My Loved One Comes Home After Binging on Methamphetamines. I Feel Like I’ve Hit a Brick Wall.
Image Credit: hope by ForestWander.com
Hi Allies. I feel a bit at a loss for what to do. My partner went to a 90-day rehab last year, and when he finished, he stayed on track with crystal meth IOP meetings, in person and online. He stayed sober for nine months. It was amazing. Then he had a relapse, and we set clear boundaries for what we agreed he would need to do to stay in the apartment. He started to take an antidepressant as well. Then he had another relapse, and as the relapses occurred more frequently, I stepped back and let him decide what would work best to keep himself sober.
He started a new job 90 days ago, and I thought that having a purpose & a paycheck would inspire him.
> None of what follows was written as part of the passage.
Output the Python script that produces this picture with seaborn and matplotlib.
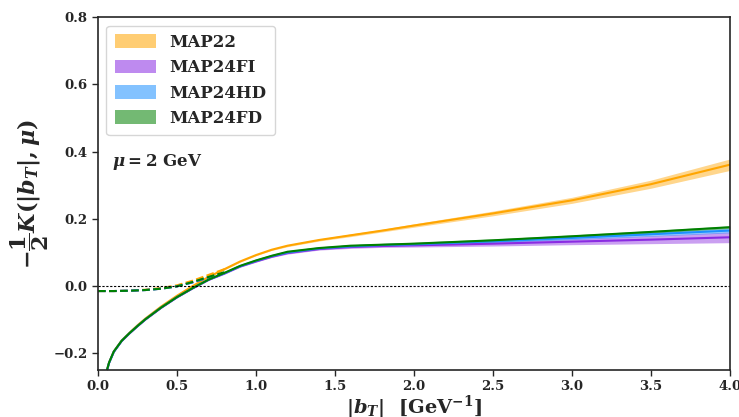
import numpy as np
import pandas as pd
import seaborn as sns
from matplotlib import pyplot as plt
from matplotlib.patches import Patch

# |b_T| grid and -K/2 central values
b_solid = [0.04, 0.05, 0.07, 0.1, 0.15, 0.2, 0.25, 0.3, 0.4, 0.5, 0.6, 0.7, 0.8, 0.9, 1.0, 1.1, 1.2, 1.4, 1.6, 1.8, 2.0, 2.5, 3.0, 3.5, 4.0]
map22 = [-0.280, -0.262, -0.228, -0.195, -0.162, -0.139, -0.117, -0.097, -0.061, -0.029, 0.0, 0.027, 0.050, 0.073, 0.092, 0.108, 0.120, 0.137, 0.151, 0.165, 0.180, 0.216, 0.255, 0.303, 0.361]
map22_err = [0.001, 0.001, 0.001, 0.001, 0.001, 0.001, 0.001, 0.001, 0.001, 0.001, 0.001, 0.001, 0.002, 0.002, 0.002, 0.002, 0.003, 0.003, 0.004, 0.004, 0.005, 0.007, 0.009, 0.012, 0.017]
map24fi = [-0.280, -0.263, -0.229, -0.196, -0.164, -0.141, -0.120, -0.100, -0.065, -0.034, -0.007, 0.018, 0.037, 0.058, 0.073, 0.087, 0.098, 0.110, 0.116, 0.119, 0.121, 0.126, 0.132, 0.138, 0.145]
map24fi_err = [0.001, 0.001, 0.001, 0.001, 0.001, 0.001, 0.001, 0.001, 0.001, 0.001, 0.001, 0.001, 0.002, 0.002, 0.002, 0.002, 0.003, 0.003, 0.004, 0.004, 0.005, 0.007, 0.009, 0.012, 0.016]
map24hd = [-0.280, -0.263, -0.229, -0.196, -0.163, -0.140, -0.119, -0.099, -0.064, -0.033, -0.006, 0.019, 0.038, 0.059, 0.075, 0.089, 0.100, 0.112, 0.118, 0.122, 0.124, 0.133, 0.143, 0.154, 0.165]
map24hd_err = [0.001, 0.001, 0.001, 0.001, 0.001, 0.001, 0.001, 0.001, 0.001, 0.001, 0.001, 0.001, 0.001, 0.001, 0.002, 0.002, 0.002, 0.002, 0.002, 0.003, 0.003, 0.004, 0.005, 0.006, 0.007]
map24fd = [-0.280, -0.262, -0.228, -0.195, -0.163, -0.140, -0.119, -0.099, -0.064, -0.033, -0.006, 0.019, 0.039, 0.060, 0.076, 0.090, 0.102, 0.113, 0.120, 0.123, 0.126, 0.136, 0.148, 0.161, 0.175]
map24fd_err = [0.001, 0.001, 0.001, 0.001, 0.001, 0.001, 0.001, 0.001, 0.001, 0.001, 0.001, 0.001, 0.002, 0.002, 0.002, 0.002, 0.002, 0.003, 0.003, 0.004, 0.004, 0.004, 0.004, 0.004, 0.004]

# dashed low-b_T curves
b_dash = [0.0, 0.1, 0.2, 0.3, 0.4, 0.5, 0.6, 0.7, 0.8]
map22_dash = [-0.015, -0.015, -0.014, -0.011, -0.006, 0.002, 0.016, 0.033, 0.050]
map24fi_dash = [-0.015, -0.015, -0.014, -0.012, -0.008, -0.001, 0.011, 0.025, 0.038]
map24hd_dash = [-0.015, -0.015, -0.014, -0.012, -0.008, -0.001, 0.011, 0.026, 0.039]
map24fd_dash = [-0.015, -0.015, -0.014, -0.012, -0.008, -0.001, 0.012, 0.027, 0.041]

labels = ["MAP22", "MAP24FI", "MAP24HD", "MAP24FD"]
colors = ["#FFA500", "#8A2BE2", "#1E90FF", "#008000"]

sns.set_style("ticks")
plt.rcParams['font.family'] = ['DejaVu Serif']
plt.rcParams['font.weight'] = 'bold'
plt.rcParams['mathtext.fontset'] = 'custom'
plt.rcParams['mathtext.rm'] = 'DejaVu Serif:bold'
plt.rcParams['mathtext.bf'] = 'DejaVu Serif:bold'
plt.rcParams['mathtext.it'] = 'DejaVu Serif:bold:italic'

fig = plt.figure(figsize=(7.39, 4.17), dpi=100)
ax = fig.add_axes([0.1326, 0.1127, 0.855, 0.846])

solid = [(map22, map22_err), (map24fi, map24fi_err), (map24hd, map24hd_err), (map24fd, map24fd_err)]
dash = [map22_dash, map24fi_dash, map24hd_dash, map24fd_dash]

for (vals, err), dvals, lab, col in zip(solid, dash, labels, colors):
    v = np.array(vals)
    e = np.array(err)
    ax.fill_between(b_solid, v - e, v + e, color=col, alpha=0.45, lw=0)
    df = pd.DataFrame({"b": b_solid, "K": vals})
    sns.lineplot(data=df, x="b", y="K", color=col, lw=1.5, ax=ax)
    dd = pd.DataFrame({"b": b_dash, "K": dvals})
    sns.lineplot(data=dd, x="b", y="K", color=col, lw=1.5, ls="--", ax=ax)

ax.axhline(0, color="black", lw=0.8, ls=(0, (2, 1.5)))

ax.set_xlim(0, 4)
ax.set_ylim(-0.25, 0.8)
ax.set_xticks([0, 0.5, 1, 1.5, 2, 2.5, 3, 3.5, 4])
ax.set_yticks([-0.2, 0, 0.2, 0.4, 0.6, 0.8])
ax.yaxis.set_major_formatter(plt.FuncFormatter(lambda v, p: f"{v:.1f}".replace("-", "\u2212")))
ax.xaxis.set_major_formatter(plt.FuncFormatter(lambda v, p: f"{v:.1f}"))
ax.tick_params(labelsize=9.5, length=4, width=1)
for s in ax.spines.values():
    s.set_linewidth(1.2)

ax.set_xlabel(r"$|b_T|\ \ [\mathrm{GeV}^{-1}]$", fontsize=14, labelpad=0)
ax.set_ylabel(r"$-\dfrac{1}{2}K(|b_T|,\mu)$", fontsize=16, labelpad=2)

ax.text(0.09, 0.37, r"$\mu = 2\ \mathrm{GeV}$", fontsize=12, va="center")

handles = [Patch(facecolor=c, alpha=0.55, edgecolor="none") for c in colors]
ax.legend(handles, labels, loc="upper left", fontsize=12, frameon=True,
          handlelength=2.5, handleheight=0.9, borderpad=0.5, labelspacing=0.5)

fig.savefig("out.png", dpi=100)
Unfortunately, he kept getting very depressed and the relapses went from every 90 days to every 60 days to every 30. Now he is back home and isn’t willing to engage in rehab or meetings again, and my CRAFT skills to try to get him to answer open-ended questions are not having much success any longer. What to do when you feel like you have hit a brick wall?
Hello msmnyc1. Your situation sounds really difficult. Your home is not calm. Your Loved One is coming home only long enough to sleep it off and otherwise recover before heading back out for the next binge. The timeline you relate concerning your partner’s movement back to regular use is instructive: one relapse can, by a slow progression, lead back to regular use.
It sounds as though your partner is now caught in a more frequent cycle of use, whereas before there could be months in between. When you add up the time right before he uses (perhaps he is pacing and on the phone lining up access to the drug), the time he’s high, and the time he’s withdrawing, your partner’s use may appear almost constant to you.
But is there still some point—perhaps just a small period of time between binges—when he is awake, eating, and not using meth? It is this small but significant period that you learn to identify and distinguish from the rest of the time in which he is using.
After you contacted Allies in January 2022, you and I communicated about rewarding non-use—and also, vitally, about how to define non-use. You might want to take a look back at that post, as it illustrates the point quite well. It’s very important to be clear about what counts as use and non-use. Often the period of non-use is sandwiched between periods of use:
Can you find this point of non-use and lean in? This is when you can try being interested, encouraging, and rewarding. Can you better delineate by observing where the line is for your Loved One?
Module 8 (How Do I Get My Loved One Into Treatment?) lays out how to have a brief but formal talk with your Loved One. Again, the moment to talk with your partner is during a period of nonuse.
The good news is that your partner has been able to live drug-free for months. He is not new to recovery or to treatment. He knows what to do and what works for him. He may be embarrassed to go back to these supports, but he can overcome this feeling and step back into the drug-free lifestyle he maintained for those many months.
Perhaps you decide to set a tight boundary, asking your partner to go elsewhere and sleep it off each time he finishes binging. You’d be telling him that this place can no longer be your home. You may need to consider helping him to finance his place: if so, aim for something temporary like a motel.
You may also want to consider phasing in this change gradually, over several weeks. Perhaps in that first brief talk, you warn your partner that this is coming. You explain that you will help him find and pay for some place he can safely sleep it off.
As much as you possible can, keep the messaging positive: You can come home whenever you aren’t using. And I’ll be here hoping for your return. Perhaps you hold out the possibility that he can come home permanently when he stops.
You are on the right track with your question. You’ve been using CRAFT and supporting your partner for some time now. The message I’m sending with this reply is not to despair. These behavioral strategies are a key component of CRAFT work. When you put down a new boundary, know that there will be a reaction from your Loved One. Expect it. He’ll likely get angry or really hurt. Hold your ground, and I believe you will see your partner start bending to the boundary. You probably won’t get 100% what you’re asking for the first time, but keep it up.
Your perimeter is what you can control. Setting a firm boundary also makes clear whose responsibility it is when that boundary is crossed.
Boundaries produce change. Thank you for your writing in.